#### [PROBLEM TO WORK ON]
Leave out the pictures and restate the rest of the data exactly.

#### [DATA SEGMENT]
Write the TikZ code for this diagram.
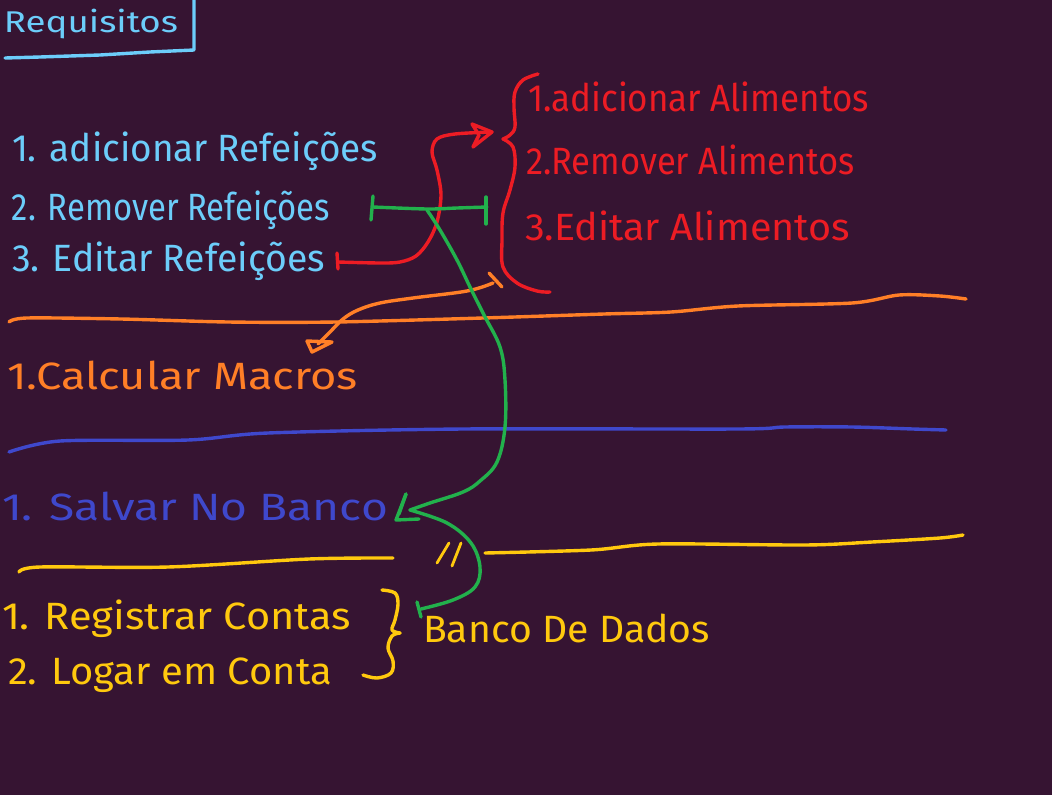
\documentclass[tikz,border=0pt]{standalone}
\usepackage{fontspec}
\setmainfont{Fira Sans}
\usepackage{graphicx}
\definecolor{bgc}{RGB}{54,20,50}
\definecolor{cblue}{RGB}{108,205,250}
\definecolor{cred}{RGB}{237,28,36}
\definecolor{corange}{RGB}{255,127,39}
\definecolor{cyellow}{RGB}{255,201,14}
\definecolor{cgreen}{RGB}{34,177,76}
\definecolor{cindigo}{RGB}{63,72,204}
\newcommand\hwfont{\fontsize{38}{40}\selectfont}
\newcommand\fitw[2]{\resizebox{#1}{\height}{#2}}
\tikzset{
  lbl/.style={anchor=base west, inner sep=0pt, outer sep=0pt, font=\hwfont},
  pen/.style={line width=3.4pt, line cap=round, line join=round},
}
\begin{document}
\begin{tikzpicture}[x=1pt,y=-1pt]
\fill[bgc] (0,0) rectangle (1052,795);
\useasboundingbox (0,0) rectangle (1052,795);

% title
\node[lbl, font=\fontsize{30}{32}\selectfont, text=cblue] (title) at (4,33) {\fitw{174pt}{Requisitos}};
\draw[pen, cblue] (194,0) -- (194,50) -- (150,52) -- (100,55) -- (40,57) -- (5,58);

% blue items
\node[lbl, text=cblue] (b1) at (12,161) {\fitw{366pt}{1. adicionar Refeições}};
\node[lbl, text=cblue] (b2) at (12,220) {\fitw{318pt}{2. Remover Refeições}};
\node[lbl, text=cblue] (b3) at (12,271) {\fitw{313pt}{3. Editar Refeições}};

% red items
\node[lbl, text=cred] (r1) at (528,111) {\fitw{341pt}{1.adicionar Alimentos}};
\node[lbl, text=cred] (r2) at (526,174) {\fitw{329pt}{2.Remover Alimentos}};
\node[lbl, text=cred] (r3) at (525,240) {\fitw{325pt}{3.Editar Alimentos}};

% red brace
\coordinate (rbtip) at (503,139);
\draw[pen, cred] plot[smooth, tension=0.6] coordinates {(538,74) (523,80) (515,92) (514,108) (515,127) (510,135) (rbtip)};
\draw[pen, cred] plot[smooth, tension=0.6] coordinates {(rbtip) (513,147) (515,167) (510,190) (503,213) (502,240) (503,267) (517,283) (537,291) (550,292)};

% red arrow
\coordinate (redtail) at (338,262);
\coordinate (redhead) at (492,132);
\draw[pen, cred] (337,253) -- (338,269);
\draw[pen, cred] plot[smooth, tension=0.55] coordinates {(redtail) (380,263) (400,262) (416,256) (428,242) (437,222) (441,195) (437,170) (432,152) (437,139) (455,134) (redhead)};
\draw[pen, cred] (472,124) -- (redhead) -- (473,147) -- (479,135) -- cycle;

% green H bar
\coordinate (gl) at (373,207);
\coordinate (gr) at (487,207);
\draw[pen, cgreen] (373,196) -- (371,220);
\draw[pen, cgreen] (486,197) -- (486,224);
\draw[pen, cgreen] plot[smooth] coordinates {(gl) (427,209) (457,208) (gr)};

% orange separator
\draw[pen, corange] plot[smooth, tension=0.5] coordinates {(9,322) (27,318) (121,319) (228,322) (336,322) (483,318) (604,314) (671,312) (738,306) (852,303) (899,295) (940,296) (966,299)};

% orange arrow
\coordinate (otail) at (493,283);
\coordinate (ohead) at (312,352);
\draw[pen, corange] (489,273) -- (502,287);
\draw[pen, corange] plot[smooth, tension=0.6] coordinates {(otail) (467,291) (413,298) (380,303) (358,310) (343,319) (330,332) (318,344)};
\draw[pen, corange] (307,341) -- (332,342) -- (ohead) -- cycle;

\node[lbl, text=corange] (o1) at (7,389) {\fitw{351pt}{1.Calcular Macros}};

% blue separator
\draw[pen, cindigo] plot[smooth, tension=0.5] coordinates {(9,452) (60,441) (188,440) (268,433) (463,429) (738,429) (785,427) (852,427) (913,429) (946,430)};

\node[lbl, text=cindigo] (s1) at (2,520) {\fitw{386pt}{1. Salvar No Banco}};

% green long arrow
\coordinate (gstart) at (427,210);
\coordinate (ghead) at (410,510);
\draw[pen, cgreen] plot[smooth, tension=0.6] coordinates {(gstart) (440,230) (457,260) (470,287) (484,315) (500,347) (505,380) (505,427) (497,462) (480,481) (463,492) (430,503) (ghead)};
\draw[pen, cgreen] (406,494) -- (396,520) -- (419,519);
\draw[pen, cgreen] (406,494) -- (399,514);

% green lower arc
\coordinate (gend) at (421,609);
\draw[pen, cgreen] plot[smooth, tension=0.6] coordinates {(ghead) (447,523) (471,543) (480,567) (475,587) (453,600) (gend)};
\draw[pen, cgreen] (417,602) -- (421,617);

% yellow separators
\draw[pen, cyellow] plot[smooth, tension=0.5] coordinates {(19,572) (40,567) (168,567) (309,559) (393,558)};
\draw[pen, cyellow] plot[smooth, tension=0.5] coordinates {(485,553) (591,550) (658,544) (805,545) (872,542) (940,538) (963,535)};
\draw[pen, cyellow, line width=2.8pt] (449,543) -- (437,563);
\draw[pen, cyellow, line width=2.8pt] (461,543) -- (452,566);

% yellow items
\node[lbl, text=cyellow] (y1) at (2,629) {\fitw{349pt}{1. Registrar Contas}};
\node[lbl, text=cyellow] (y2) at (8,684) {\fitw{324pt}{2. Logar em Conta}};

% yellow brace
\coordinate (ybtip) at (400,633);
\draw[pen, cyellow] plot[smooth, tension=0.6] coordinates {(382,590) (395,593) (398,604) (395,620) (392,630) (ybtip)};
\draw[pen, cyellow] plot[smooth, tension=0.6] coordinates {(ybtip) (392,636) (388,648) (393,661) (391,673) (377,678) (363,675)};

\node[lbl, text=cyellow] (db) at (423,642) {\fitw{287pt}{Banco De Dados}};
\end{tikzpicture}
\end{document}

#### [RESPONSE TO THIS TASK]
Write the TikZ code for this diagram.
\documentclass[tikz,border=0pt]{standalone}
\usepackage{fontspec}
\setmainfont{Fira Sans}
\usepackage{graphicx}
\definecolor{bgc}{RGB}{54,20,50}
\definecolor{cblue}{RGB}{108,205,250}
\definecolor{cred}{RGB}{237,28,36}
\definecolor{corange}{RGB}{255,127,39}
\definecolor{cyellow}{RGB}{255,201,14}
\definecolor{cgreen}{RGB}{34,177,76}
\definecolor{cindigo}{RGB}{63,72,204}
\newcommand\hwfont{\fontsize{38}{40}\selectfont}
\newcommand\fitw[2]{\resizebox{#1}{\height}{#2}}
\tikzset{
  lbl/.style={anchor=base west, inner sep=0pt, outer sep=0pt, font=\hwfont},
  pen/.style={line width=3.4pt, line cap=round, line join=round},
}
\begin{document}
\begin{tikzpicture}[x=1pt,y=-1pt]
\fill[bgc] (0,0) rectangle (1052,795);
\useasboundingbox (0,0) rectangle (1052,795);

% title
\node[lbl, font=\fontsize{30}{32}\selectfont, text=cblue] (title) at (4,33) {\fitw{174pt}{Requisitos}};
\draw[pen, cblue] (194,0) -- (194,50) -- (150,52) -- (100,55) -- (40,57) -- (5,58);

% blue items
\node[lbl, text=cblue] (b1) at (12,161) {\fitw{366pt}{1. adicionar Refeições}};
\node[lbl, text=cblue] (b2) at (12,220) {\fitw{318pt}{2. Remover Refeições}};
\node[lbl, text=cblue] (b3) at (12,271) {\fitw{313pt}{3. Editar Refeições}};

% red items
\node[lbl, text=cred] (r1) at (528,111) {\fitw{341pt}{1.adicionar Alimentos}};
\node[lbl, text=cred] (r2) at (526,174) {\fitw{329pt}{2.Remover Alimentos}};
\node[lbl, text=cred] (r3) at (525,240) {\fitw{325pt}{3.Editar Alimentos}};

% red brace
\coordinate (rbtip) at (503,139);
\draw[pen, cred] plot[smooth, tension=0.6] coordinates {(538,74) (523,80) (515,92) (514,108) (515,127) (510,135) (rbtip)};
\draw[pen, cred] plot[smooth, tension=0.6] coordinates {(rbtip) (513,147) (515,167) (510,190) (503,213) (502,240) (503,267) (517,283) (537,291) (550,292)};

% red arrow
\coordinate (redtail) at (338,262);
\coordinate (redhead) at (492,132);
\draw[pen, cred] (337,253) -- (338,269);
\draw[pen, cred] plot[smooth, tension=0.55] coordinates {(redtail) (380,263) (400,262) (416,256) (428,242) (437,222) (441,195) (437,170) (432,152) (437,139) (455,134) (redhead)};
\draw[pen, cred] (472,124) -- (redhead) -- (473,147) -- (479,135) -- cycle;

% green H bar
\coordinate (gl) at (373,207);
\coordinate (gr) at (487,207);
\draw[pen, cgreen] (373,196) -- (371,220);
\draw[pen, cgreen] (486,197) -- (486,224);
\draw[pen, cgreen] plot[smooth] coordinates {(gl) (427,209) (457,208) (gr)};

% orange separator
\draw[pen, corange] plot[smooth, tension=0.5] coordinates {(9,322) (27,318) (121,319) (228,322) (336,322) (483,318) (604,314) (671,312) (738,306) (852,303) (899,295) (940,296) (966,299)};

% orange arrow
\coordinate (otail) at (493,283);
\coordinate (ohead) at (312,352);
\draw[pen, corange] (489,273) -- (502,287);
\draw[pen, corange] plot[smooth, tension=0.6] coordinates {(otail) (467,291) (413,298) (380,303) (358,310) (343,319) (330,332) (318,344)};
\draw[pen, corange] (307,341) -- (332,342) -- (ohead) -- cycle;

\node[lbl, text=corange] (o1) at (7,389) {\fitw{351pt}{1.Calcular Macros}};

% blue separator
\draw[pen, cindigo] plot[smooth, tension=0.5] coordinates {(9,452) (60,441) (188,440) (268,433) (463,429) (738,429) (785,427) (852,427) (913,429) (946,430)};

\node[lbl, text=cindigo] (s1) at (2,520) {\fitw{386pt}{1. Salvar No Banco}};

% green long arrow
\coordinate (gstart) at (427,210);
\coordinate (ghead) at (410,510);
\draw[pen, cgreen] plot[smooth, tension=0.6] coordinates {(gstart) (440,230) (457,260) (470,287) (484,315) (500,347) (505,380) (505,427) (497,462) (480,481) (463,492) (430,503) (ghead)};
\draw[pen, cgreen] (406,494) -- (396,520) -- (419,519);
\draw[pen, cgreen] (406,494) -- (399,514);

% green lower arc
\coordinate (gend) at (421,609);
\draw[pen, cgreen] plot[smooth, tension=0.6] coordinates {(ghead) (447,523) (471,543) (480,567) (475,587) (453,600) (gend)};
\draw[pen, cgreen] (417,602) -- (421,617);

% yellow separators
\draw[pen, cyellow] plot[smooth, tension=0.5] coordinates {(19,572) (40,567) (168,567) (309,559) (393,558)};
\draw[pen, cyellow] plot[smooth, tension=0.5] coordinates {(485,553) (591,550) (658,544) (805,545) (872,542) (940,538) (963,535)};
\draw[pen, cyellow, line width=2.8pt] (449,543) -- (437,563);
\draw[pen, cyellow, line width=2.8pt] (461,543) -- (452,566);

% yellow items
\node[lbl, text=cyellow] (y1) at (2,629) {\fitw{349pt}{1. Registrar Contas}};
\node[lbl, text=cyellow] (y2) at (8,684) {\fitw{324pt}{2. Logar em Conta}};

% yellow brace
\coordinate (ybtip) at (400,633);
\draw[pen, cyellow] plot[smooth, tension=0.6] coordinates {(382,590) (395,593) (398,604) (395,620) (392,630) (ybtip)};
\draw[pen, cyellow] plot[smooth, tension=0.6] coordinates {(ybtip) (392,636) (388,648) (393,661) (391,673) (377,678) (363,675)};

\node[lbl, text=cyellow] (db) at (423,642) {\fitw{287pt}{Banco De Dados}};
\end{tikzpicture}
\end{document}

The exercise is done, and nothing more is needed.